Battery A claims their battery will have 80% of its original capacity at 1000 cycles to 50%
Battery B claims to have 50% of its original capacity at 1000 cycles to 50%
Look how easy that was to Skew.
Do you see the percentage of remaining capacity listed on either Concorde or Rolls' data sheets? Or How that level was determined?
Now if there was a standard, number of cycles accumulated say when 100% recharges were achieved at an initial c/5 rate at 77F and full recharge to occur within X amount of time with 14.X as a max voltage, cycled the exact same way, with no room for any variables, until 80% of original capacity was measured, then I might compare results among different manufacturers, and possibly see the data as somewhat valid to how the battery will last in actual non laboratory usage.
How do they determine 50% SOC? Specific gravity, or KWH delivered? Under what size load, what percentage of battery capacity? 20 hour rate, 25? 50?, 100?
Do you see this info listed as the test parameters anywhere by either manufacturer?
If they determine 50% by KWH delivered, do they estimate how fast 100Ah capacity declines to 99AH capacity and make the battery deliver only 49.5AH of the original 100AH for the next 50% cycle?
Do they use AH or KWH?
There are so many ways to skew testing results.
Anybody who believes marketers or marketing literature, in this day and age of 'maximum profit, baby needs a new diamond', is seriously deluded. Professional liars trained to separate one from their money, and eager lemmings waiting at cliffs edge because they got the message something was to occur.
Accumulated lab cycles likely have little to do with durability in actual use, how an Rv'er or a boater uses a battery. No one really bothers to reach 100% SOC promptly after every single recharge, and no doubt the battery in the laboratory did, It had to. And it likely did so at the charge rate which would make their battery appear to be the best. where battery A might prefer double the current compared to battery B due to denser plate paste material or stronger Acid or glass separator density, or perhaps a dozen other factors I remain ignorant of.
If 100% recharges after every cycle, then sulfation occluding the plates is likely not an issue in capacity decline, but failure, or passing below X amount of original capacity, is instead probably from plate erosion.
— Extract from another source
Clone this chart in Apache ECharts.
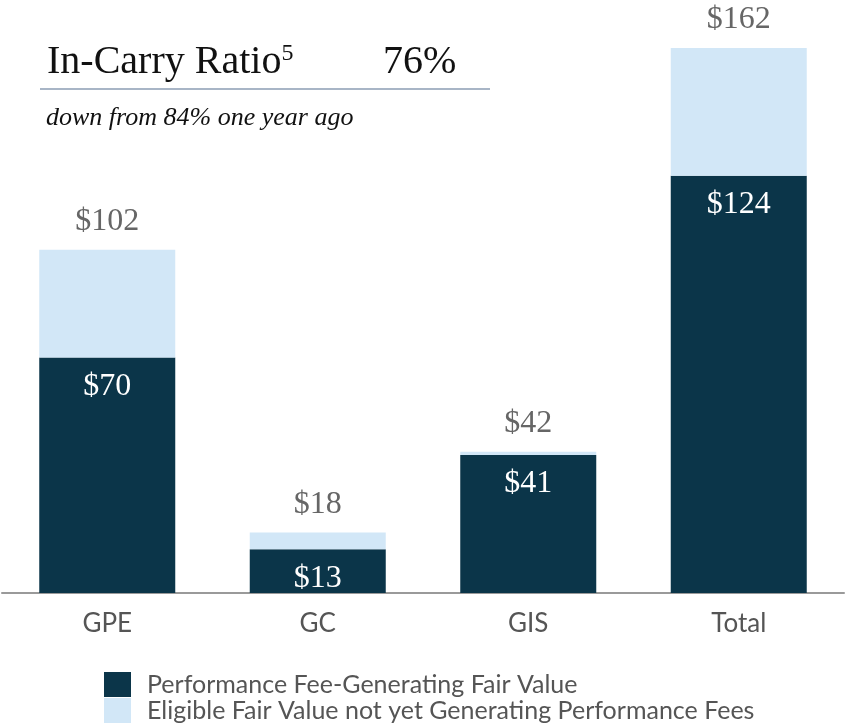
<!DOCTYPE html>
<html>
<head>
<meta charset="utf-8">
<script src="https://cdn.jsdelivr.net/npm/echarts@6/dist/echarts.min.js"></script>
<style>
  html, body { margin: 0; padding: 0; background: #fff; }
  #chart { width: 846px; height: 725px; }
</style>
</head>
<body>
<div id="chart"></div>
<script>
// data ($ billions)
var categories = ['GPE', 'GC', 'GIS', 'Total'];
var generating = [70, 13, 41, 124];          // Performance Fee-Generating Fair Value
var notYet = [32, 5, 1, 38];                 // Eligible Fair Value not yet generating
var totals = [102, 18, 42, 162];
var seriesNames = ['Performance Fee-Generating Fair Value', 'Eligible Fair Value not yet Generating Performance Fees'];

var serif = '"Liberation Serif", "DejaVu Serif", serif';
var sans = 'Lato, "Noto Sans", sans-serif';

var myChart = echarts.init(document.getElementById('chart'));

var options = {
    animation: false,
    title: [
        {
            text: 'In-Carry Ratio{sup|5}',
            left: 42, top: 37,
            textStyle: {
                fontFamily: serif, fontSize: 40, fontWeight: 'normal', color: '#111',
                rich: { sup: { fontFamily: serif, fontSize: 24, color: '#111', verticalAlign: 'top', padding: [0, 0, 16, 0] } }
            }
        },
        {
            text: '76%',
            left: 378, top: 37,
            textStyle: { fontFamily: serif, fontSize: 40, fontWeight: 'normal', color: '#111' }
        },
        {
            text: 'down from 84% one year ago',
            left: 41, top: 100,
            textStyle: { fontFamily: serif, fontSize: 26, fontStyle: 'italic', fontWeight: 'normal', color: '#111' }
        }
    ],
    graphic: [
        {
            type: 'line',
            shape: { x1: 40, y1: 89, x2: 490, y2: 89 },
            style: { stroke: '#8b9db3', lineWidth: 1.5 }
        }
    ],
    legend: {
        orient: 'vertical',
        left: 104, top: 672,
        padding: 0,
        itemWidth: 27, itemHeight: 25, itemGap: 1,
        icon: 'rect',
        data: seriesNames,
        textStyle: { fontFamily: sans, fontSize: 25, color: '#555', padding: [0, 0, 0, 11] }
    },
    grid: { left: 2, right: 2, top: 21, bottom: 132, containLabel: false },
    xAxis: {
        type: 'category',
        data: categories,
        axisLine: { lineStyle: { color: '#9a9a9a', width: 2 } },
        axisTick: { show: false },
        axisLabel: { fontFamily: sans, fontSize: 26, color: '#555', margin: 18 }
    },
    yAxis: {
        type: 'value',
        min: 0, max: 170,
        show: false,
        splitLine: { show: false }
    },
    series: [
        {
            name: seriesNames[0],
            type: 'bar',
            stack: 'carry',
            barWidth: 136,
            data: generating,
            itemStyle: { color: '#0b3549' },
            label: {
                show: true,
                position: 'insideTop',
                distance: 13,
                fontFamily: serif, fontSize: 32, color: '#fff',
                formatter: function (p) { return '$' + p.value; }
            }
        },
        {
            name: seriesNames[1],
            type: 'bar',
            stack: 'carry',
            barWidth: 136,
            data: notYet,
            itemStyle: { color: '#d2e7f7' },
            label: {
                show: true,
                position: 'top',
                distance: 12,
                fontFamily: serif, fontSize: 32, color: '#666',
                formatter: function (p) { return '$' + totals[p.dataIndex]; }
            }
        }
    ]
};
myChart.setOption(options);
</script>
</body>
</html>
Not only can there be no comparison from flooded battery from manufacturer A to AGM from manufacturer B, but since we have no idea of the test parameters and what constitutes failure in the laboratory's mindset, which is then to be further massaged by the marketers so the ceo can buy his mistress a new diamond, these cycles until failure graphs are basically meaningless when compared to each other.